Certificate of deposit (CD) rates are near multi-year highs in 2026, and savers who lock in now can earn significantly more than a standard savings account. This guide covers the best CD rates available, how to compare them, and whether a CD makes sense for your financial goals right now.
What Is a Certificate of Deposit?
A CD is a savings product offered by banks and credit unions. You agree to deposit a set amount of money for a fixed term — anywhere from three months to five years — and in exchange, the bank pays you a guaranteed interest rate. The downside: withdrawing early usually triggers a penalty.
Best CD Rates in 2026
The following banks and credit unions are offering the most competitive CD rates available this year. Rates are updated regularly and subject to change.
Marcus by Goldman Sachs
Marcus offers CDs with terms from six months to six years. Their 12-month CD is consistently competitive, and there is no minimum deposit to open. This is a strong option for savers who want a reputable name with solid online tools.
Ally Bank
Ally’s High-Yield CD requires a $0 minimum deposit and is known for a 10-day best rate guarantee — if Ally raises rates within 10 days of your opening, you get the higher rate. Ally also offers a No-Penalty CD that lets you withdraw after six days without a fee, which is worth considering if you want flexibility.
Discover Bank
Discover offers CDs across a range of terms from three months to 10 years with no minimum opening deposit. Their 12-month and 18-month rates are frequently among the top offers nationally. Discover also provides FDIC insurance up to $250,000.
CIT Bank
CIT Bank’s term CDs offer competitive rates, particularly on 13-month and 18-month terms. The minimum deposit is $1,000. CIT is a solid choice for savers with a specific amount to put away and a clear timeline.
Capital One 360
Capital One offers CDs with no minimum deposit and terms from six months to 60 months. Their 360 CD rates are reliably competitive, and the bank’s app is one of the best in the business for tracking multiple accounts.

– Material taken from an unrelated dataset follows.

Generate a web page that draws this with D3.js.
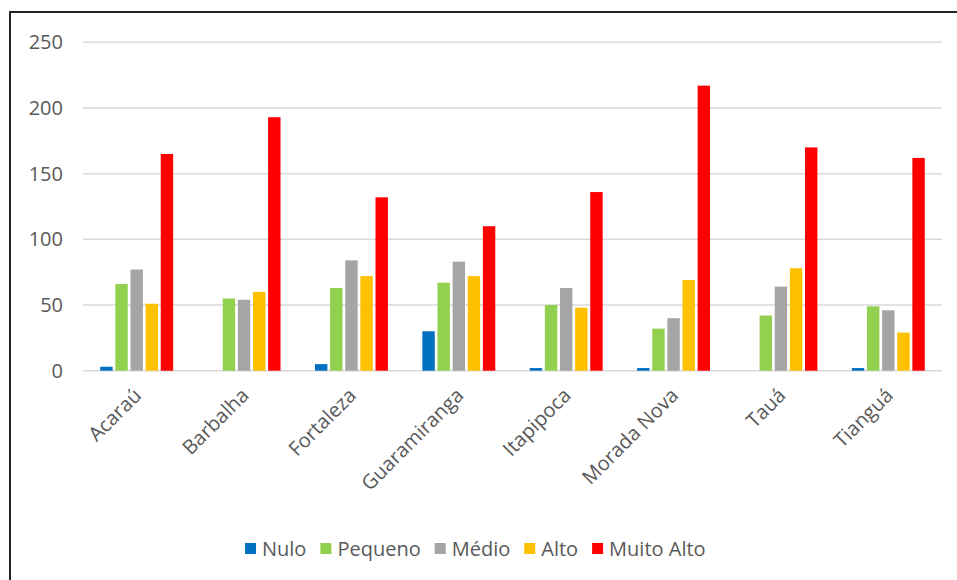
<!DOCTYPE html>
<html>
<head>
<meta charset="utf-8">
<script src="https://cdn.jsdelivr.net/npm/d3@7"></script>
<style>
  body { margin: 0; background: #fff; }
  svg { display: block; font-family: "Open Sans", "Liberation Sans", sans-serif; }
</style>
</head>
<body>
<div id="graph"></div>
<script>
// Chart data
const cities = ["Acaraú", "Barbalha", "Fortaleza", "Guaramiranga", "Itapipoca", "Morada Nova", "Tauá", "Tianguá"];
const seriesNames = ["Nulo", "Pequeno", "Médio", "Alto", "Muito Alto"];
const nulo = [3, 0, 5, 30, 2, 2, 0, 2];
const pequeno = [66, 55, 63, 67, 50, 32, 42, 49];
const medio = [77, 54, 84, 83, 63, 40, 64, 46];
const alto = [51, 60, 72, 72, 48, 69, 78, 29];
const muitoAlto = [165, 193, 132, 110, 136, 217, 170, 162];
const yTicks = [0, 50, 100, 150, 200, 250];

const colors = ["#0070C0", "#92D050", "#A5A5A5", "#FFC000", "#FF0000"];
const allSeries = [nulo, pequeno, medio, alto, muitoAlto];

drawChart();

function drawChart() {
  const w = 957;
  const h = 580;
  const left = 83, right = 942, top = 42.3, bottom = 370.7;

  const svg = d3.select("#graph")
    .append("svg")
    .attr("width", w)
    .attr("height", h);

  // frame
  svg.append("rect")
    .attr("x", 10)
    .attr("y", 12)
    .attr("width", w + 20)
    .attr("height", h + 20)
    .attr("fill", "none")
    .attr("stroke", "#222")
    .attr("stroke-width", 2);

  // Scales
  const x = d3.scaleBand()
    .domain(cities)
    .range([left, right])
    .paddingInner(0.27)
    .paddingOuter(0.135);

  const xSub = d3.scaleBand()
    .domain(seriesNames)
    .range([0, x.bandwidth()])
    .padding(0.18);

  const y = d3.scaleLinear()
    .domain([0, 250])
    .range([bottom, top]);

  // Grid
  svg.append("g")
    .selectAll("line")
    .data(yTicks)
    .enter()
    .append("line")
    .attr("x1", left)
    .attr("x2", right)
    .attr("y1", (d) => y(d))
    .attr("y2", (d) => y(d))
    .attr("stroke", "#d9d9d9")
    .attr("stroke-width", 1.5);

  // Y axis labels
  const yAxis = svg.append("g")
    .attr("transform", `translate(${left - 20},0)`)
    .call(d3.axisLeft(y).tickValues(yTicks).tickSize(0).tickPadding(0));
  yAxis.select(".domain").remove();
  yAxis.selectAll("text")
    .attr("fill", "#595959")
    .attr("font-size", 20)
    .attr("font-family", "'Open Sans', sans-serif");

  // Bars
  const groups = svg.append("g")
    .selectAll("g")
    .data(cities)
    .enter()
    .append("g")
    .attr("transform", (d) => `translate(${x(d)},0)`);

  groups.selectAll("rect")
    .data((d, i) => seriesNames.map((s, k) => ({ s: s, k: k, v: allSeries[k][i] })))
    .enter()
    .append("rect")
    .attr("x", (d) => xSub(d.s))
    .attr("y", (d) => y(d.v))
    .attr("width", xSub.bandwidth())
    .attr("height", (d) => bottom - y(d.v))
    .attr("fill", (d) => colors[d.k]);

  // X labels
  const xAxis = svg.append("g")
    .attr("transform", `translate(0,${bottom})`)
    .call(d3.axisBottom(x).tickSize(0).tickPadding(0));
  xAxis.select(".domain").remove();
  xAxis.selectAll("text")
    .attr("fill", "#595959")
    .attr("font-size", 20)
    .attr("font-family", "'Open Sans', sans-serif")
    .attr("text-anchor", "end")
    .attr("dy", 0)
    .attr("transform", "translate(6,26) rotate(-45)");

  // Legend
  const legend = svg.append("g")
    .attr("transform", "translate(245,549)");
  let lx = 0;
  seriesNames.forEach((s, k) => {
    const item = legend.append("g").attr("transform", `translate(${lx},0)`);
    item.append("rect")
      .attr("x", 0)
      .attr("y", -6)
      .attr("width", 11)
      .attr("height", 11)
      .attr("fill", colors[k]);
    const t = item.append("text")
      .attr("x", 17)
      .attr("y", 0)
      .attr("dy", "0.35em")
      .attr("fill", "#595959")
      .attr("font-size", 20)
      .text(s);
    lx += 17 + t.node().getComputedTextLength() + 14;
  });
}
</script>
</body>
</html>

How to Choose the Right CD Term
Picking a CD term depends on when you need the money. If you think rates will drop in the next 12 months, locking in a long-term CD now could be smart. If you are unsure, a shorter term keeps your options open.

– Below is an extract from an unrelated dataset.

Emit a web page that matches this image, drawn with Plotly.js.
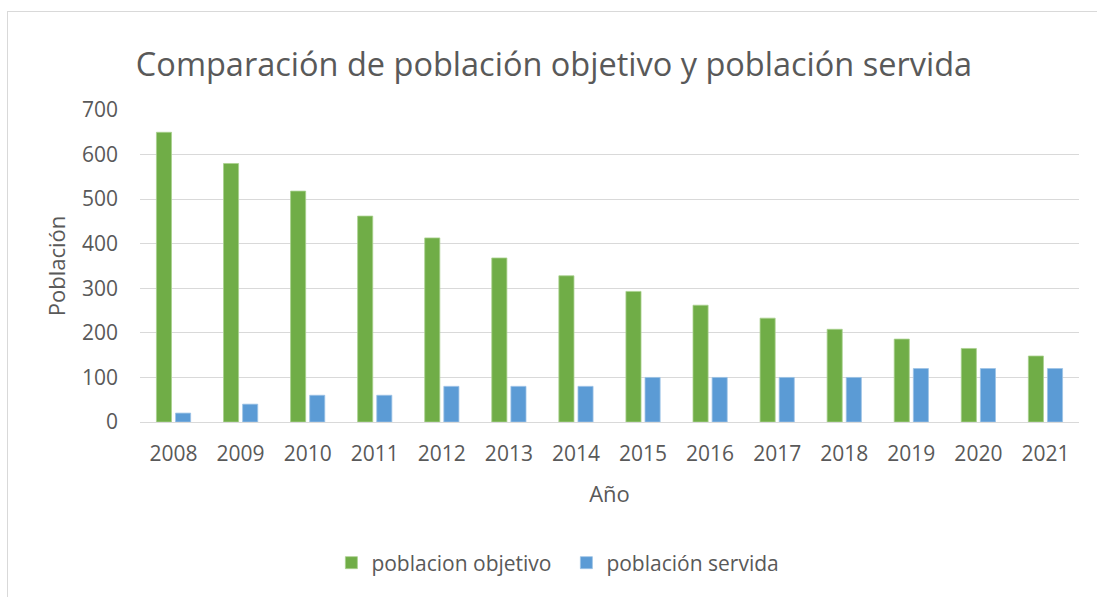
<!DOCTYPE html>
<html>
<head>
<meta charset="utf-8">
<script src="https://cdn.plot.ly/plotly-3.0.1.min.js"></script>
<style>
  html, body { margin: 0; padding: 0; background: #ffffff; overflow: hidden; width: 1097px; height: 597px; }
  #frame { position: absolute; left: 7px; top: 11px; width: 1200px; height: 700px; border: 1px solid #D9D9D9; box-sizing: border-box; }
  #chart { position: absolute; left: 0; top: 0; width: 1097px; height: 597px; }
</style>
</head>
<body>
<div id="frame"></div>
<div id="chart"></div>
<script>
const years = ["2008","2009","2010","2011","2012","2013","2014","2015","2016","2017","2018","2019","2020","2021"];
const poblacionObjetivo = [650, 580, 518, 462, 413, 368, 328, 293, 262, 233, 208, 186, 165, 148];
const poblacionServida = [20, 40, 60, 60, 80, 80, 80, 100, 100, 100, 100, 120, 120, 120];
const seriesNames = ["poblacion objetivo", "población servida"];
const chartTitle = "Comparación de población objetivo y población servida";
const xTitle = "Año";
const yTitle = "Población";

const FONT = "'Open Sans', 'Noto Sans', sans-serif";
const TXT = "#595959";

const traces = [
  {
    type: "bar", name: seriesNames[0], x: years, y: poblacionObjetivo,
    marker: { color: "#70AD47", line: { color: "#A9D18E", width: 0.8 } },
    hoverinfo: "x+y+name"
  },
  {
    type: "bar", name: seriesNames[1], x: years, y: poblacionServida,
    marker: { color: "#5B9BD5", line: { color: "#9DC3E6", width: 0.8 } },
    hoverinfo: "x+y+name"
  }
];

const layout = {
  width: 1097, height: 597,
  paper_bgcolor: "rgba(0,0,0,0)", plot_bgcolor: "rgba(0,0,0,0)",
  margin: { l: 140, r: 18, t: 110, b: 175, pad: 0 },
  font: { family: FONT, color: TXT, size: 21 },
  title: {
    text: chartTitle, font: { family: FONT, size: 32.5, color: TXT },
    x: 554 / 1097, xanchor: "center", xref: "container",
    y: 1 - 65 / 597, yanchor: "middle", yref: "container"
  },
  barmode: "group", bargap: 0.43, bargroupgap: 0.21,
  xaxis: {
    type: "category", showgrid: false, showline: false, zeroline: false,
    ticks: "", tickfont: { family: FONT, size: 21, color: TXT },
    ticklabelstandoff: 17,
    title: { text: xTitle, font: { family: FONT, size: 22, color: TXT }, standoff: 20 }
  },
  yaxis: {
    range: [0, 700], dtick: 100, tick0: 0, showgrid: true,
    gridcolor: "#D9D9D9", gridwidth: 1.3,
    zeroline: true, zerolinecolor: "#D9D9D9", zerolinewidth: 1.3,
    showline: false, ticks: "",
    tickfont: { family: FONT, size: 21, color: TXT },
    ticklabelstandoff: 21,
    title: { text: yTitle, font: { family: FONT, size: 22, color: TXT }, standoff: 10 }
  },
  showlegend: true,
  legend: {
    orientation: "h", xref: "container", yref: "container",
    x: 0.5163, xanchor: "center", y: 1 - 563 / 597, yanchor: "middle",
    entrywidth: 190, entrywidthmode: "pixels",
    font: { family: FONT, size: 21, color: TXT },
    itemclick: false, itemdoubleclick: false
  }
};

Plotly.newPlot("chart", traces, layout, { displayModeBar: false, staticPlot: false });
</script>
</body>
</html>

One popular strategy is a CD ladder: you split your savings across multiple CDs with different maturity dates (for example, 6 months, 12 months, 18 months, and 24 months). As each CD matures, you reinvest at the current rate. This gives you both higher returns and regular access to your cash.
CD Rates vs. High-Yield Savings Accounts
High-yield savings accounts (HYSAs) typically have variable rates that can change at any time. CDs lock in your rate for the full term, which protects you if rates fall. Right now, with elevated interest rates across the board, CDs can sometimes beat HYSAs on longer terms — especially 12 months and beyond.
If you need to keep money accessible, a HYSA wins. If you can afford to lock it away, a CD often earns more.
Are CDs Safe?
Yes. CDs held at FDIC-insured banks are protected up to $250,000 per depositor, per bank, per account category. At NCUA-insured credit unions, the same limits apply. That makes CDs one of the safest savings vehicles available.
Early Withdrawal Penalties
Most banks charge a penalty if you withdraw before the CD matures. Common penalties include 60 to 150 days of interest, depending on the term length. Always read the fine print before you open. If flexibility is important, consider a no-penalty CD or a high-yield savings account instead.
Bottom Line
With interest rates near multi-year highs, 2026 is a good time to put idle cash to work in a CD. Start with a 12-month or 18-month term from a top-rated online bank, and consider a CD ladder if you want regular access to your funds without sacrificing too much yield.
Compare rates across multiple banks before committing. Even a small rate difference adds up over 12 to 24 months on a meaningful deposit.